ST. LOUIS (KMOV) -- You’ll be hearing a lot about this in the next several days and weeks. Many teams out there might be nice for the grueling summer months, but come playoff time, no dice. They’re not built to win in October. On the other hand there are those who might have been wildly inconsistent in May or August, but come playoff time, that’s when they’re at their best.
So...where do the Redbirds fall? I think if a pair of World Series titles in the last six years is any indication, I don’t even have to insult your intelligence by answering that question.
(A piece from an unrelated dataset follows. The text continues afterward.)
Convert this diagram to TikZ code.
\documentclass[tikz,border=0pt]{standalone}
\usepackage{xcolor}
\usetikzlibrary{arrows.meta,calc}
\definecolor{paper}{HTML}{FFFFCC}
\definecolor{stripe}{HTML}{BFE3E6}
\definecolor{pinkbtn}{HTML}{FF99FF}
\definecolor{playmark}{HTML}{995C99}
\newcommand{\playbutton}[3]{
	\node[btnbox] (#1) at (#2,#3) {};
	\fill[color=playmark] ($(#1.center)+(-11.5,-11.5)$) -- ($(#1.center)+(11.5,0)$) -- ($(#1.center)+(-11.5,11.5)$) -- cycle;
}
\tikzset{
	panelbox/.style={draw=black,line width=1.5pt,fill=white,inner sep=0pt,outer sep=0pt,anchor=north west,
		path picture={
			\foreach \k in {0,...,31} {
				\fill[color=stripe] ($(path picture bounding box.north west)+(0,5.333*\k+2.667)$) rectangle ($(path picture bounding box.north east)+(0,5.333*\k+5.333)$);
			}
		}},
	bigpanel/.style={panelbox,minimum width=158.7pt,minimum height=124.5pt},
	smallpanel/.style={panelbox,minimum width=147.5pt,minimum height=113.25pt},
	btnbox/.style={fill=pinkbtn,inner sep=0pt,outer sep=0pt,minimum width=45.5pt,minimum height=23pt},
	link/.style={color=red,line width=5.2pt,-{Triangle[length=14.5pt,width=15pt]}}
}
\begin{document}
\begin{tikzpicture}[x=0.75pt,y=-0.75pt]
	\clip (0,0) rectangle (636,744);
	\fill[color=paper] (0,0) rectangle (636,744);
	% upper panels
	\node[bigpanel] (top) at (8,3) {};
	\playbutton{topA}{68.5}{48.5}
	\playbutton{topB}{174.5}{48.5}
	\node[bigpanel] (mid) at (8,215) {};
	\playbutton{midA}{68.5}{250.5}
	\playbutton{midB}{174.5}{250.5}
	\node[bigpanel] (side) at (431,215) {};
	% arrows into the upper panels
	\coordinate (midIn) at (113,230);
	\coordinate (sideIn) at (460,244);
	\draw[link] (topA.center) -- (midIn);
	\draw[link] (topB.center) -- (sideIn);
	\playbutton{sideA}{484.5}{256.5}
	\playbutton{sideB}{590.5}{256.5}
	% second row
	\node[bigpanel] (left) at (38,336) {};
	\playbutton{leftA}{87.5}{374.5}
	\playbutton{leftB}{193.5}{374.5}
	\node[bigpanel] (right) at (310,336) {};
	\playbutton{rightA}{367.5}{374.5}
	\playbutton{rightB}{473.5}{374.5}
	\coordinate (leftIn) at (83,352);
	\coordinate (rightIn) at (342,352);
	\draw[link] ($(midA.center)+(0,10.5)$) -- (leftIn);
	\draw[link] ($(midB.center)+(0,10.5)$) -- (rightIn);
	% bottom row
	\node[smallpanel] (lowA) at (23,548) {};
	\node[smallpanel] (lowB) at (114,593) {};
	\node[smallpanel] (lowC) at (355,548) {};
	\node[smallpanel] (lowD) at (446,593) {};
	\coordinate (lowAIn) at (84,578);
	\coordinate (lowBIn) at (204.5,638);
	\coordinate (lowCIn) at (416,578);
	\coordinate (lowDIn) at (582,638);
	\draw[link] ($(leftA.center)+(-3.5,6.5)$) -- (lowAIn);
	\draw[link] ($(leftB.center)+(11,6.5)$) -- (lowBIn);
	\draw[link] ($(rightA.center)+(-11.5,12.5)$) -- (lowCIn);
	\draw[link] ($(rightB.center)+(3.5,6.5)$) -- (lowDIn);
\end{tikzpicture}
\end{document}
Experience wins. Having the ability to say “yep, been there, done that” is a luxury few teams have at this point in time. Derek Jeter and the Yankees? Yes. Gio Gonzalez and the Nationals? Not so much.
Now, that’s not to say the Nats will fall flat on their face in the postseason. On the contrary, Washington’s got as much raw talent - top to bottom - as any in baseball. Its MLB-best 92-60 record speaks to that.
Yet they’ve got just six players on its current 40-man roster that has ANY postseason experience at all. Mike Gonzalez, former Cardinals Edwin Jackson and Mark DeRosa, Chien-Ming Wang, Adam LaRoche and Jayson Werth.
The Cardinals? How about virtually the entire roster has been to the playoffs before. That means something in October.
Think there’s any situation that the sport of baseball could throw at David Freese that would scare him? Ya, didn’t think so. If you can stare Neftali Feliz in the eyes - just one strike away from your season ending in the World Series - and come through...you can do anything.
Ditto for Allen Craig, Yadier Molina and flat out everyone else on this team.
Pretty much, here’s what it comes down to. And let me preface this by saying it by no means guarantees the Cards are going to make another run in the postseason. They could easily get beat in Atlanta during that one game playoff.
But the St. Louis Cardinals KNOW they can win in October. Teams with less experience THINK they can win.
There’s a difference. It certainly gives them an edge. A small edge? Sure. But an edge nonetheless.
The question now becomes why have they been so wildly inconsistent during the regular season? That’s a complex question with many different parts. Performances of key individuals have fluctuated from month to month and injuries have impacted them as much as any team.
These Redbirds would have to be described as a club with a solid mix of veteran experience (Carlos Beltran, Chris Carpenter, Yadier Molina, etc) and youth (Allen Craig, Jon Jay, David Freese).
However, that veteran experience has shown its age on several occasions this season. Lance Berkman. Rafael Furcal. Chris Carpenter. Experience is a wonderful thing. But with experience comes age. And with age comes injuries.
That’s part of what has made this regular season so troubling at times. With virtually no warning in spring training, the Cards had to replace a rotation stalwart like Carpenter. Not long after, their first baseman went down for what turned out to be the entire season. And their shortstop’s elbow snapped on what seemed like a routine throw to first base.
Injuries have hurt, yes. But with this club as healthy now as it’s been in a while (save for Furcal and Berkman) it’s ready to make yet another run to the postseason.
Something they’ve done quite a few times in the past. Will it make the difference? No. Will it make a difference? Absolutely.